**DIRECTIONS:** Transcribe only part of the material below: the lines from the one containing "Convert this chart to Observable Plot code." through the one containing "const yTicks4 = [0.27,0.28,0.29,0.30,0.31,0.32,0.33];", inclusive, exactly as written.

**SUPPLIED ENTRIES:**
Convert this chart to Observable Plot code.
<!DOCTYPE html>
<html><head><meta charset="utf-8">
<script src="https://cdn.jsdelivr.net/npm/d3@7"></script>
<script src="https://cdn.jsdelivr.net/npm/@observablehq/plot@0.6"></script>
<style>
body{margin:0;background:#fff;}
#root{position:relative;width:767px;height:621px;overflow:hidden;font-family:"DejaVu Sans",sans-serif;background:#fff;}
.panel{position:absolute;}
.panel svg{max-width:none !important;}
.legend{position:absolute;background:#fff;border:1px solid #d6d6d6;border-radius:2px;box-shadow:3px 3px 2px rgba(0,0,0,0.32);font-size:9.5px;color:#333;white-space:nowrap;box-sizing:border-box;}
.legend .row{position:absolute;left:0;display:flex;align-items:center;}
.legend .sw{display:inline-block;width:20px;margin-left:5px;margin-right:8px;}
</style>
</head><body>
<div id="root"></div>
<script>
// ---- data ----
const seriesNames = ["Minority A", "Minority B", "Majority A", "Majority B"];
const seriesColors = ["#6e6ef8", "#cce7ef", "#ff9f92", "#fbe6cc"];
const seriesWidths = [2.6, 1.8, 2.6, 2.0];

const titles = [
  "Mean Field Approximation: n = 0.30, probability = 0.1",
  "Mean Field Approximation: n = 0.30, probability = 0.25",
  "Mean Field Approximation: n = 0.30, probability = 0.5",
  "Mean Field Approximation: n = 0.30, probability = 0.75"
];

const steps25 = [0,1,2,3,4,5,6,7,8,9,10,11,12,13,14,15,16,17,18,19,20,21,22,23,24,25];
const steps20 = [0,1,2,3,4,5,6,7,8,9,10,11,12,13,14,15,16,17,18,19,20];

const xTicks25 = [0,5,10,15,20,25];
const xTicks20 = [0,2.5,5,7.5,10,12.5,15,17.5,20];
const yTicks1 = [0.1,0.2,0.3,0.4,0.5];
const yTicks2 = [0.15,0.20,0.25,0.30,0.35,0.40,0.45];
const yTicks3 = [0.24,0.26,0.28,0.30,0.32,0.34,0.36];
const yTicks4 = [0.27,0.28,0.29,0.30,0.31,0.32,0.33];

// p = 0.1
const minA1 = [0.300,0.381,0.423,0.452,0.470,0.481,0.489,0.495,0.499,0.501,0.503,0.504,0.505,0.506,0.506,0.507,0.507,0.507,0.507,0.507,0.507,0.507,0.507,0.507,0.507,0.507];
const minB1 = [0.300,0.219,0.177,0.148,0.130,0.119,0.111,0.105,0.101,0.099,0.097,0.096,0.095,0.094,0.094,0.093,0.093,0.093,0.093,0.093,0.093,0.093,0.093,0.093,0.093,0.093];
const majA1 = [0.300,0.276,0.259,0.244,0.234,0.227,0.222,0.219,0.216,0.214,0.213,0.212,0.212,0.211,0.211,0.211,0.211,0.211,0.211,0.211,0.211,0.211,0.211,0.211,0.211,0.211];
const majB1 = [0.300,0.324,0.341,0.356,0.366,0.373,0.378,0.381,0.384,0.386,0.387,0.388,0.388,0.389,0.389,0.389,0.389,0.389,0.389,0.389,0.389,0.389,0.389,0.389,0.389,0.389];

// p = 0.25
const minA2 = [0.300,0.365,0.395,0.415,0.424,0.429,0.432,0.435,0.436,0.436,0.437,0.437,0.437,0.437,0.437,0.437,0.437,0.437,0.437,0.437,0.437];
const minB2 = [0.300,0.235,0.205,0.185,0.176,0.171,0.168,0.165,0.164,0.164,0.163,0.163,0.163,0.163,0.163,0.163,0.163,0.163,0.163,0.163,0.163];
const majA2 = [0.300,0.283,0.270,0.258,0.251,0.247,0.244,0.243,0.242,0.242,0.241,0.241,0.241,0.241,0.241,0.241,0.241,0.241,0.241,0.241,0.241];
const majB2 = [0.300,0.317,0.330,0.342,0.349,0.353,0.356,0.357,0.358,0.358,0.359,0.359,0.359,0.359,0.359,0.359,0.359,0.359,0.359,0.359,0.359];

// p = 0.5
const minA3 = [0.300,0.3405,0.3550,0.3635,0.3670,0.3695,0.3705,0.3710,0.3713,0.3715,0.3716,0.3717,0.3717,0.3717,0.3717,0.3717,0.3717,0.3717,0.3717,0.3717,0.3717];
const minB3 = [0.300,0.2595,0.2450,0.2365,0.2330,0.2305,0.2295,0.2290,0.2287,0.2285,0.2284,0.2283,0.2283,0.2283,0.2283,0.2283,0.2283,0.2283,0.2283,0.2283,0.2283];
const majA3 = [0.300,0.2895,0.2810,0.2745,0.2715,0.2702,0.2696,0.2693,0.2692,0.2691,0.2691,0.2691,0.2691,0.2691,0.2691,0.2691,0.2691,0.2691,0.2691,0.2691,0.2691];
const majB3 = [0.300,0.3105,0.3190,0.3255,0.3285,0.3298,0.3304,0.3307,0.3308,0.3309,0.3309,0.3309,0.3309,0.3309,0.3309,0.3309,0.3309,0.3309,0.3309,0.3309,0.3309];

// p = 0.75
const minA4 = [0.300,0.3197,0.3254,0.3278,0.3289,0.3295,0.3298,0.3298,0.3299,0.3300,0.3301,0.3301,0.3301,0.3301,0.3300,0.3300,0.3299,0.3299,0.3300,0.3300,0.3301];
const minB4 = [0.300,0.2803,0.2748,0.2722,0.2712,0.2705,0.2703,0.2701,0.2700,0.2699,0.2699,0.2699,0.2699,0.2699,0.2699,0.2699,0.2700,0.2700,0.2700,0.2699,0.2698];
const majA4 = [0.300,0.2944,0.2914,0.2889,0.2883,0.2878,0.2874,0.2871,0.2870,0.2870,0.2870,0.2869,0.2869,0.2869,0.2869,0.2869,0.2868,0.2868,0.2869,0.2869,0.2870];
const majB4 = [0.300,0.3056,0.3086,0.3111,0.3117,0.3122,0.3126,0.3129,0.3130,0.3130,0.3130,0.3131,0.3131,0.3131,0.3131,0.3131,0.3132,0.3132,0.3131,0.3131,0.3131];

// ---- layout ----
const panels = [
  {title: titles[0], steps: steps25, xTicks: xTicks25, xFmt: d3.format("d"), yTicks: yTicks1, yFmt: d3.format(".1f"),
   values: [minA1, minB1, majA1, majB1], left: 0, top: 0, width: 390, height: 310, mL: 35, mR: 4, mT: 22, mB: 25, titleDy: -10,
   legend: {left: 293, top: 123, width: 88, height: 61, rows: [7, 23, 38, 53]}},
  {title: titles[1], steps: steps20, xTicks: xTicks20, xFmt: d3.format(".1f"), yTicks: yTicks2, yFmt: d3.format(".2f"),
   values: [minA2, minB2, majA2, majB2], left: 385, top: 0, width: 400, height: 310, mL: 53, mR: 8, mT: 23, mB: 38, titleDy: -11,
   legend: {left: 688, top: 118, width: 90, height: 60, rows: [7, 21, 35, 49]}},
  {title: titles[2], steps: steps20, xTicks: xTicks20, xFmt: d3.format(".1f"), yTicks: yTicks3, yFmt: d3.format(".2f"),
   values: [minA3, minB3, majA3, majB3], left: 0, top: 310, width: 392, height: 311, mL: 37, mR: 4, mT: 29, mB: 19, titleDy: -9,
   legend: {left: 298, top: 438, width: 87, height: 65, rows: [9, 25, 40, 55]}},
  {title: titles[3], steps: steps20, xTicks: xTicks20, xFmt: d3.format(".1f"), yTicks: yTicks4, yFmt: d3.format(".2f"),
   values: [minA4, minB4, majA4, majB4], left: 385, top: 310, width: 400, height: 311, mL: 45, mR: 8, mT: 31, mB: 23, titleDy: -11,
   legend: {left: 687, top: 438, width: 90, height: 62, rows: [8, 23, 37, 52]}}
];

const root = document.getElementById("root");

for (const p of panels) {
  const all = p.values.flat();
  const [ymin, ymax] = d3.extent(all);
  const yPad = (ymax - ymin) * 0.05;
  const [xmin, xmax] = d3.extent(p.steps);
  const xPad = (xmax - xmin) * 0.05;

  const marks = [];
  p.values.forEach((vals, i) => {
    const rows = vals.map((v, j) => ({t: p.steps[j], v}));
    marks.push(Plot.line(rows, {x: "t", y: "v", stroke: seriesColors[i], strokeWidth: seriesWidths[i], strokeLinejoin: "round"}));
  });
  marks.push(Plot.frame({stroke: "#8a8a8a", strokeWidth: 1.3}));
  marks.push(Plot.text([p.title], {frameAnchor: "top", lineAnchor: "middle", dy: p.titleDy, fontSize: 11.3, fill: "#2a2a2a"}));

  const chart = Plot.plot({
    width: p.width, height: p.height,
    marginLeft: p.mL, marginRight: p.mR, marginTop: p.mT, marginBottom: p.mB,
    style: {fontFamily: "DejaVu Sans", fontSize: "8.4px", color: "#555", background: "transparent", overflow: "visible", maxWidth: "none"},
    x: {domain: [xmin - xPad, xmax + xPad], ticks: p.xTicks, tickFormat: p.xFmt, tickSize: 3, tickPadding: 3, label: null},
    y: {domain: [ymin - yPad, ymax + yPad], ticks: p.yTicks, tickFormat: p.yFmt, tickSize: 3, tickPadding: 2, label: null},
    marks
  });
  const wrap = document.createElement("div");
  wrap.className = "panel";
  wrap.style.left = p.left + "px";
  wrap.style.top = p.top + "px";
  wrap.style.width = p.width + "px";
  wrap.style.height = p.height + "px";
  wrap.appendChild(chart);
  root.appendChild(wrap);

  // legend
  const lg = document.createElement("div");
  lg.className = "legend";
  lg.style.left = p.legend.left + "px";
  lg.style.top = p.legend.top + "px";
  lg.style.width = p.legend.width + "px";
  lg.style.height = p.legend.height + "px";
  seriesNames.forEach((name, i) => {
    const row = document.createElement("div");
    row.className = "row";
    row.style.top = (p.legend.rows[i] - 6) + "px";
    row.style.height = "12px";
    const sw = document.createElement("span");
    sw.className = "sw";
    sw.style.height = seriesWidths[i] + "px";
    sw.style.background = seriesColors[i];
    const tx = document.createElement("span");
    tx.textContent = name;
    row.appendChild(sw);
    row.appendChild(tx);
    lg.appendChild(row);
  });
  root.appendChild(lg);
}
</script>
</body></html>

==

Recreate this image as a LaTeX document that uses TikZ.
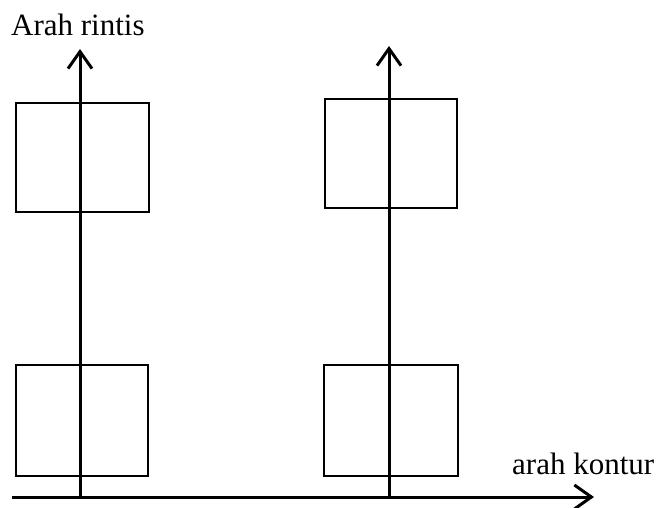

**ANSWER TO THE EXERCISE:**
Convert this chart to Observable Plot code.
<!DOCTYPE html>
<html><head><meta charset="utf-8">
<script src="https://cdn.jsdelivr.net/npm/d3@7"></script>
<script src="https://cdn.jsdelivr.net/npm/@observablehq/plot@0.6"></script>
<style>
body{margin:0;background:#fff;}
#root{position:relative;width:767px;height:621px;overflow:hidden;font-family:"DejaVu Sans",sans-serif;background:#fff;}
.panel{position:absolute;}
.panel svg{max-width:none !important;}
.legend{position:absolute;background:#fff;border:1px solid #d6d6d6;border-radius:2px;box-shadow:3px 3px 2px rgba(0,0,0,0.32);font-size:9.5px;color:#333;white-space:nowrap;box-sizing:border-box;}
.legend .row{position:absolute;left:0;display:flex;align-items:center;}
.legend .sw{display:inline-block;width:20px;margin-left:5px;margin-right:8px;}
</style>
</head><body>
<div id="root"></div>
<script>
// ---- data ----
const seriesNames = ["Minority A", "Minority B", "Majority A", "Majority B"];
const seriesColors = ["#6e6ef8", "#cce7ef", "#ff9f92", "#fbe6cc"];
const seriesWidths = [2.6, 1.8, 2.6, 2.0];

const titles = [
  "Mean Field Approximation: n = 0.30, probability = 0.1",
  "Mean Field Approximation: n = 0.30, probability = 0.25",
  "Mean Field Approximation: n = 0.30, probability = 0.5",
  "Mean Field Approximation: n = 0.30, probability = 0.75"
];

const steps25 = [0,1,2,3,4,5,6,7,8,9,10,11,12,13,14,15,16,17,18,19,20,21,22,23,24,25];
const steps20 = [0,1,2,3,4,5,6,7,8,9,10,11,12,13,14,15,16,17,18,19,20];

const xTicks25 = [0,5,10,15,20,25];
const xTicks20 = [0,2.5,5,7.5,10,12.5,15,17.5,20];
const yTicks1 = [0.1,0.2,0.3,0.4,0.5];
const yTicks2 = [0.15,0.20,0.25,0.30,0.35,0.40,0.45];
const yTicks3 = [0.24,0.26,0.28,0.30,0.32,0.34,0.36];
const yTicks4 = [0.27,0.28,0.29,0.30,0.31,0.32,0.33];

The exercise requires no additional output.